Sweet Potato & Apple Twist
Replace half of the Yukon gold potatoes with sweet potatoes for a naturally sweet, orange hue. Add diced apples to the carrot‑onion mix for a subtle fruitiness that balances the savory meat. The sweet‑savory combo creates a comforting dish that feels both familiar and novel.

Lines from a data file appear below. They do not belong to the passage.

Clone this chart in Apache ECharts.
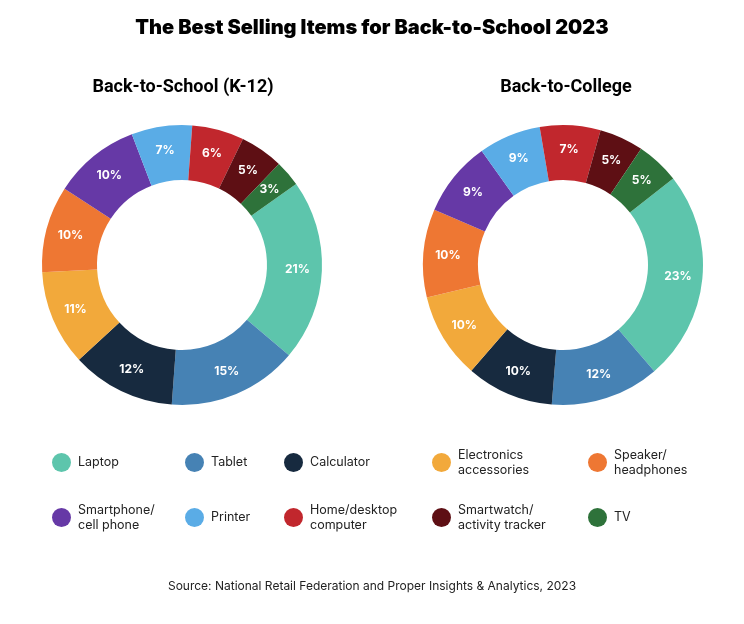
<!DOCTYPE html>
<html>
<head>
<meta charset="utf-8">
<script src="https://cdn.jsdelivr.net/npm/echarts@6/dist/echarts.min.js"></script>
<style>
html,body{margin:0;padding:0;background:#fff;}
#c{width:744px;height:624px;}
</style>
</head>
<body>
<div id="c"></div>
<script>
// Categories (clockwise order in each donut)
var categories = ['Laptop', 'Tablet', 'Calculator', 'Electronics accessories', 'Speaker/ headphones',
  'Smartphone/ cell phone', 'Printer', 'Home/desktop computer', 'Smartwatch/ activity tracker', 'TV'];
var legendText = ['Laptop', 'Tablet', 'Calculator', 'Electronics\naccessories', 'Speaker/\nheadphones',
  'Smartphone/\ncell phone', 'Printer', 'Home/desktop\ncomputer', 'Smartwatch/\nactivity tracker', 'TV'];
var colors = ['#5DC5AC', '#4682B4', '#172A3F', '#F2A93B', '#EE7733', '#6639A6', '#5AACE6', '#C1272D', '#5E0F14', '#2E723A'];

// Back-to-School (K-12) shares, %
var k12Values = [21, 15, 12, 11, 10, 10, 7, 6, 5, 3];
var k12Labels = ['21%', '15%', '12%', '11%', '10%', '10%', '7%', '6%', '5%', '3%'];
// Back-to-College shares as drawn (arc sizes), with the printed labels
var collegeValues = [24.3, 12.6, 10.1, 9.9, 10.2, 8.7, 7.2, 7.0, 5.1, 5.0];
var collegeLabels = ['23%', '12%', '10%', '10%', '10%', '9%', '9%', '7%', '5%', '5%'];

var titleText = 'The Best Selling Items for Back-to-School 2023';
var leftTitle = 'Back-to-School (K-12)';
var rightTitle = 'Back-to-College';
var sourceText = 'Source: National Retail Federation and Proper Insights & Analytics, 2023';

function buildData(values, labels) {
  return categories.map(function (n, i) {
    return { name: n, value: values[i], lbl: labels[i], itemStyle: { color: colors[i] } };
  });
}

var legendCols = [52, 185, 284, 432, 588];
var legendRowsCenter = [462.5, 517.5];
var legends = categories.map(function (n, i) {
  var twoLine = legendText[i].indexOf('\n') >= 0;
  var half = twoLine ? 15 : 9.5;
  return {
    data: [n],
    left: legendCols[i % 5],
    top: legendRowsCenter[Math.floor(i / 5)] - half,
    padding: 0,
    orient: 'horizontal',
    icon: 'circle',
    itemWidth: 19,
    itemHeight: 19,
    itemGap: 0,
    selectedMode: false,
    formatter: function () { return legendText[i]; },
    textStyle: { fontFamily: 'Inter', fontSize: 12.5, color: '#222', lineHeight: 15, padding: [0, 0, 0, 2] }
  };
});

var chart = echarts.init(document.getElementById('c'), null, { renderer: 'canvas' });
var labelCfg = {
  show: true,
  position: 'inside',
  formatter: function (p) { return p.data.lbl; },
  color: '#fff',
  fontFamily: 'Inter',
  fontWeight: 'bold',
  fontSize: 12
};
chart.setOption({
  animation: false,
  backgroundColor: '#fff',
  title: [
    { text: titleText, left: 'center', top: 13,
      textStyle: { fontFamily: 'Inter', fontWeight: 900, fontSize: 20, color: '#000' } },
    { text: leftTitle, left: 178, textAlign: 'center', top: 73,
      textStyle: { fontFamily: 'Roboto', fontWeight: 'bold', fontSize: 18, color: '#000' } },
    { text: rightTitle, left: 561, textAlign: 'center', top: 73,
      textStyle: { fontFamily: 'Roboto', fontWeight: 'bold', fontSize: 18, color: '#000' } },
    { text: sourceText, left: 'center', top: 575,
      textStyle: { fontFamily: 'Inter', fontWeight: 'normal', fontSize: 12, color: '#222' } }
  ],
  legend: legends,
  series: [
    {
      type: 'pie', name: leftTitle,
      center: [182, 265], radius: [85, 140],
      startAngle: 35.4, clockwise: true,
      label: labelCfg, labelLine: { show: false },
      emphasis: { disabled: true },
      data: buildData(k12Values, k12Labels)
    },
    {
      type: 'pie', name: rightTitle,
      center: [563, 265], radius: [85, 140],
      startAngle: 38.1, clockwise: true,
      label: labelCfg, labelLine: { show: false },
      emphasis: { disabled: true },
      data: buildData(collegeValues, collegeLabels)
    }
  ]
});
</script>
</body>
</html>
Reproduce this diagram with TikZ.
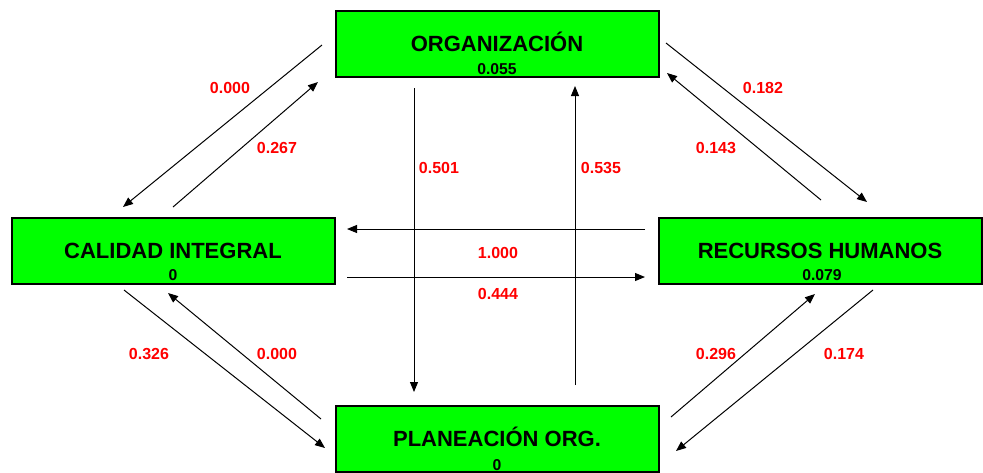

📦 Storage & Reheating Tips
Refrigerator Storage
Allow the shepherd’s pie to cool to room temperature (no more than two hours), then cover it tightly with foil or a reusable lid. Store in the refrigerator for up to 3 days. When reheating, place a slice in a microwave‑safe dish, cover loosely, and heat for 2‑3 minutes, stirring halfway through to ensure even warming.
Freezing Instructions
For longer‑term storage, freeze the baked but uncut pie. Wrap it tightly in a layer of plastic wrap followed by aluminum foil to prevent freezer burn. It will keep for up to 2 months. To reheat, thaw overnight in the refrigerator, then bake at 375°F (190°C) for 25‑30 minutes, or until the center is hot and the top is again golden.
Reheating Methods
The trick to reheating without drying out the potatoes is to add a splash of milk or broth before covering the dish with foil. This creates steam that keeps the mash moist. If you’re using the oven, set it to a moderate temperature and keep an eye on the crust – you want it crisp again, not burnt.